- Task prompt -
Could every line of the data be printed exactly as it reads?

++++ Data provided

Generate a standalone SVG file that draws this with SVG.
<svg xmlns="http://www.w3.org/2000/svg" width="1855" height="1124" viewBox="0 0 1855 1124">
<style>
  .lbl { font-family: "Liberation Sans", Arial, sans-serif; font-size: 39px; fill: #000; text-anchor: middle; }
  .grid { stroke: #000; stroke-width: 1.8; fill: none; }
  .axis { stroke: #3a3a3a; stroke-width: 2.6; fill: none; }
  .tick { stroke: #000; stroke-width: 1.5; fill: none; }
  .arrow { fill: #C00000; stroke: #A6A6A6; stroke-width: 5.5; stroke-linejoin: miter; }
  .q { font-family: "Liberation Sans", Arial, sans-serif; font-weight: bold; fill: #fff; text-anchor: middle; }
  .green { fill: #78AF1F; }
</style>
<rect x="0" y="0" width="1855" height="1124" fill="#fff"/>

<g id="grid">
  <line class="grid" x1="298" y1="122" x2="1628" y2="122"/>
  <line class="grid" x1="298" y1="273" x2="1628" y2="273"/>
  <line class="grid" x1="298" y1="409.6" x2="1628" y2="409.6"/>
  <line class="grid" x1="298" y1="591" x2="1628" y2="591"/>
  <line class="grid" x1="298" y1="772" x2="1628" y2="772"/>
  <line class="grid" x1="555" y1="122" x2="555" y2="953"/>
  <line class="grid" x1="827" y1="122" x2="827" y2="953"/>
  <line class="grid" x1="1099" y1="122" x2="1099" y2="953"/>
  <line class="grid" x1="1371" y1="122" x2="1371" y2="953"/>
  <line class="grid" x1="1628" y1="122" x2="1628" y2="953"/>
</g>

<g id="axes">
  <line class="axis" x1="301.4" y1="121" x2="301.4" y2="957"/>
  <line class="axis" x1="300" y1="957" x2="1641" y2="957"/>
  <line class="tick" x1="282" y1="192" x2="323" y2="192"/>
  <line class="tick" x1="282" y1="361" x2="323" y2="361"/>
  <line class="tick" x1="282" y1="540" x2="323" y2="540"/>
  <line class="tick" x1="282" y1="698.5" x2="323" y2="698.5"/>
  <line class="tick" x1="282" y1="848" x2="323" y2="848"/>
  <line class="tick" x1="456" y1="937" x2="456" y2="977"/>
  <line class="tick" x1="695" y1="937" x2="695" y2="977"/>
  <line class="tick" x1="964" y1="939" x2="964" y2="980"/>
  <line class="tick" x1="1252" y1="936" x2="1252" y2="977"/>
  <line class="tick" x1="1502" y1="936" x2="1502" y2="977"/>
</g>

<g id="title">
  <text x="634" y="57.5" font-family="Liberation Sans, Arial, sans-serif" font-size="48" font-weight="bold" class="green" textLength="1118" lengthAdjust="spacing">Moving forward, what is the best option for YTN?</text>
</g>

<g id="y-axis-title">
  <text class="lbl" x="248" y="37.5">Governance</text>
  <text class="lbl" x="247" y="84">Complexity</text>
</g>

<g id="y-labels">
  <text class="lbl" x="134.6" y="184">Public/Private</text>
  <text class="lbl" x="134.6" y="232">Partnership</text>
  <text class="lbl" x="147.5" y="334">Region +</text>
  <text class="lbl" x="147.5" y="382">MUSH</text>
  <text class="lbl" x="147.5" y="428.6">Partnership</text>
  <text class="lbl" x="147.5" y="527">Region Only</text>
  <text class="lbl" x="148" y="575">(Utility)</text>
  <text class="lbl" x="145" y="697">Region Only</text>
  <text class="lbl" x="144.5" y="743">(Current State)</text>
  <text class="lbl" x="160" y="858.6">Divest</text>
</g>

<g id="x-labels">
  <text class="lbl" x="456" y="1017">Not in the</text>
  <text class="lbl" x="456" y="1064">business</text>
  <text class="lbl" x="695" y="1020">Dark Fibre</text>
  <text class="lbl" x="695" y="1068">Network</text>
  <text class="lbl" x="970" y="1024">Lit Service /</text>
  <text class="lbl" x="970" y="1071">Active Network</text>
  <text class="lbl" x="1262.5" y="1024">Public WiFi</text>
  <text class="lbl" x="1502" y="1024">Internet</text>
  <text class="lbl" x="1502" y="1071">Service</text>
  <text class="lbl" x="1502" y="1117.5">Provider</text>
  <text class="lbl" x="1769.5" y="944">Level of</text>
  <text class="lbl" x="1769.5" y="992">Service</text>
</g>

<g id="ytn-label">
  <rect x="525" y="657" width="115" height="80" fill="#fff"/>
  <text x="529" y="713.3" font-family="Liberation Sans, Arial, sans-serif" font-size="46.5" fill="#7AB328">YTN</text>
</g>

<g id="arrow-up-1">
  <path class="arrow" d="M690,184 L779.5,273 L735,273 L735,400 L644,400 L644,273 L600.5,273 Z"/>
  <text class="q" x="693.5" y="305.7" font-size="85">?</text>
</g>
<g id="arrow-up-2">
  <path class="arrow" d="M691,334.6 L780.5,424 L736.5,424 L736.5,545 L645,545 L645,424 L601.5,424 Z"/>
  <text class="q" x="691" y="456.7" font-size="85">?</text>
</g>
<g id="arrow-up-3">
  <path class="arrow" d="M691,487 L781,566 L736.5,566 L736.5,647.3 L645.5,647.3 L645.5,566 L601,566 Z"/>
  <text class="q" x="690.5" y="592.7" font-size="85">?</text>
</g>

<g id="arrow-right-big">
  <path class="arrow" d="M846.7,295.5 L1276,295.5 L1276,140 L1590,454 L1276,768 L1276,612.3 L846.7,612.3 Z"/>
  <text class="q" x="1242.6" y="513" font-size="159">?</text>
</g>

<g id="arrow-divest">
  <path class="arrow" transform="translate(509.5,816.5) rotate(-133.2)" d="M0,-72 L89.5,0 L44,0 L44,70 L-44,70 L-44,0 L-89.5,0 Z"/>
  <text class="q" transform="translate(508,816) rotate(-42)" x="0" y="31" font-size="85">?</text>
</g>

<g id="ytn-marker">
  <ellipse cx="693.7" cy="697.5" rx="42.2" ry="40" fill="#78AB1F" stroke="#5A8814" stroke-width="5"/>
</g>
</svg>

++++++++

- Written reply -
Generate a standalone SVG file that draws this with SVG.
<svg xmlns="http://www.w3.org/2000/svg" width="1855" height="1124" viewBox="0 0 1855 1124">
<style>
  .lbl { font-family: "Liberation Sans", Arial, sans-serif; font-size: 39px; fill: #000; text-anchor: middle; }
  .grid { stroke: #000; stroke-width: 1.8; fill: none; }
  .axis { stroke: #3a3a3a; stroke-width: 2.6; fill: none; }
  .tick { stroke: #000; stroke-width: 1.5; fill: none; }
  .arrow { fill: #C00000; stroke: #A6A6A6; stroke-width: 5.5; stroke-linejoin: miter; }
  .q { font-family: "Liberation Sans", Arial, sans-serif; font-weight: bold; fill: #fff; text-anchor: middle; }
  .green { fill: #78AF1F; }
</style>
<rect x="0" y="0" width="1855" height="1124" fill="#fff"/>

<g id="grid">
  <line class="grid" x1="298" y1="122" x2="1628" y2="122"/>
  <line class="grid" x1="298" y1="273" x2="1628" y2="273"/>
  <line class="grid" x1="298" y1="409.6" x2="1628" y2="409.6"/>
  <line class="grid" x1="298" y1="591" x2="1628" y2="591"/>
  <line class="grid" x1="298" y1="772" x2="1628" y2="772"/>
  <line class="grid" x1="555" y1="122" x2="555" y2="953"/>
  <line class="grid" x1="827" y1="122" x2="827" y2="953"/>
  <line class="grid" x1="1099" y1="122" x2="1099" y2="953"/>
  <line class="grid" x1="1371" y1="122" x2="1371" y2="953"/>
  <line class="grid" x1="1628" y1="122" x2="1628" y2="953"/>
</g>

<g id="axes">
  <line class="axis" x1="301.4" y1="121" x2="301.4" y2="957"/>
  <line class="axis" x1="300" y1="957" x2="1641" y2="957"/>
  <line class="tick" x1="282" y1="192" x2="323" y2="192"/>
  <line class="tick" x1="282" y1="361" x2="323" y2="361"/>
  <line class="tick" x1="282" y1="540" x2="323" y2="540"/>
  <line class="tick" x1="282" y1="698.5" x2="323" y2="698.5"/>
  <line class="tick" x1="282" y1="848" x2="323" y2="848"/>
  <line class="tick" x1="456" y1="937" x2="456" y2="977"/>
  <line class="tick" x1="695" y1="937" x2="695" y2="977"/>
  <line class="tick" x1="964" y1="939" x2="964" y2="980"/>
  <line class="tick" x1="1252" y1="936" x2="1252" y2="977"/>
  <line class="tick" x1="1502" y1="936" x2="1502" y2="977"/>
</g>

<g id="title">
  <text x="634" y="57.5" font-family="Liberation Sans, Arial, sans-serif" font-size="48" font-weight="bold" class="green" textLength="1118" lengthAdjust="spacing">Moving forward, what is the best option for YTN?</text>
</g>

<g id="y-axis-title">
  <text class="lbl" x="248" y="37.5">Governance</text>
  <text class="lbl" x="247" y="84">Complexity</text>
</g>

<g id="y-labels">
  <text class="lbl" x="134.6" y="184">Public/Private</text>
  <text class="lbl" x="134.6" y="232">Partnership</text>
  <text class="lbl" x="147.5" y="334">Region +</text>
  <text class="lbl" x="147.5" y="382">MUSH</text>
  <text class="lbl" x="147.5" y="428.6">Partnership</text>
  <text class="lbl" x="147.5" y="527">Region Only</text>
  <text class="lbl" x="148" y="575">(Utility)</text>
  <text class="lbl" x="145" y="697">Region Only</text>
  <text class="lbl" x="144.5" y="743">(Current State)</text>
  <text class="lbl" x="160" y="858.6">Divest</text>
</g>

<g id="x-labels">
  <text class="lbl" x="456" y="1017">Not in the</text>
  <text class="lbl" x="456" y="1064">business</text>
  <text class="lbl" x="695" y="1020">Dark Fibre</text>
  <text class="lbl" x="695" y="1068">Network</text>
  <text class="lbl" x="970" y="1024">Lit Service /</text>
  <text class="lbl" x="970" y="1071">Active Network</text>
  <text class="lbl" x="1262.5" y="1024">Public WiFi</text>
  <text class="lbl" x="1502" y="1024">Internet</text>
  <text class="lbl" x="1502" y="1071">Service</text>
  <text class="lbl" x="1502" y="1117.5">Provider</text>
  <text class="lbl" x="1769.5" y="944">Level of</text>
  <text class="lbl" x="1769.5" y="992">Service</text>
</g>

<g id="ytn-label">
  <rect x="525" y="657" width="115" height="80" fill="#fff"/>
  <text x="529" y="713.3" font-family="Liberation Sans, Arial, sans-serif" font-size="46.5" fill="#7AB328">YTN</text>
</g>

<g id="arrow-up-1">
  <path class="arrow" d="M690,184 L779.5,273 L735,273 L735,400 L644,400 L644,273 L600.5,273 Z"/>
  <text class="q" x="693.5" y="305.7" font-size="85">?</text>
</g>
<g id="arrow-up-2">
  <path class="arrow" d="M691,334.6 L780.5,424 L736.5,424 L736.5,545 L645,545 L645,424 L601.5,424 Z"/>
  <text class="q" x="691" y="456.7" font-size="85">?</text>
</g>
<g id="arrow-up-3">
  <path class="arrow" d="M691,487 L781,566 L736.5,566 L736.5,647.3 L645.5,647.3 L645.5,566 L601,566 Z"/>
  <text class="q" x="690.5" y="592.7" font-size="85">?</text>
</g>

<g id="arrow-right-big">
  <path class="arrow" d="M846.7,295.5 L1276,295.5 L1276,140 L1590,454 L1276,768 L1276,612.3 L846.7,612.3 Z"/>
  <text class="q" x="1242.6" y="513" font-size="159">?</text>
</g>

<g id="arrow-divest">
  <path class="arrow" transform="translate(509.5,816.5) rotate(-133.2)" d="M0,-72 L89.5,0 L44,0 L44,70 L-44,70 L-44,0 L-89.5,0 Z"/>
  <text class="q" transform="translate(508,816) rotate(-42)" x="0" y="31" font-size="85">?</text>
</g>

<g id="ytn-marker">
  <ellipse cx="693.7" cy="697.5" rx="42.2" ry="40" fill="#78AB1F" stroke="#5A8814" stroke-width="5"/>
</g>
</svg>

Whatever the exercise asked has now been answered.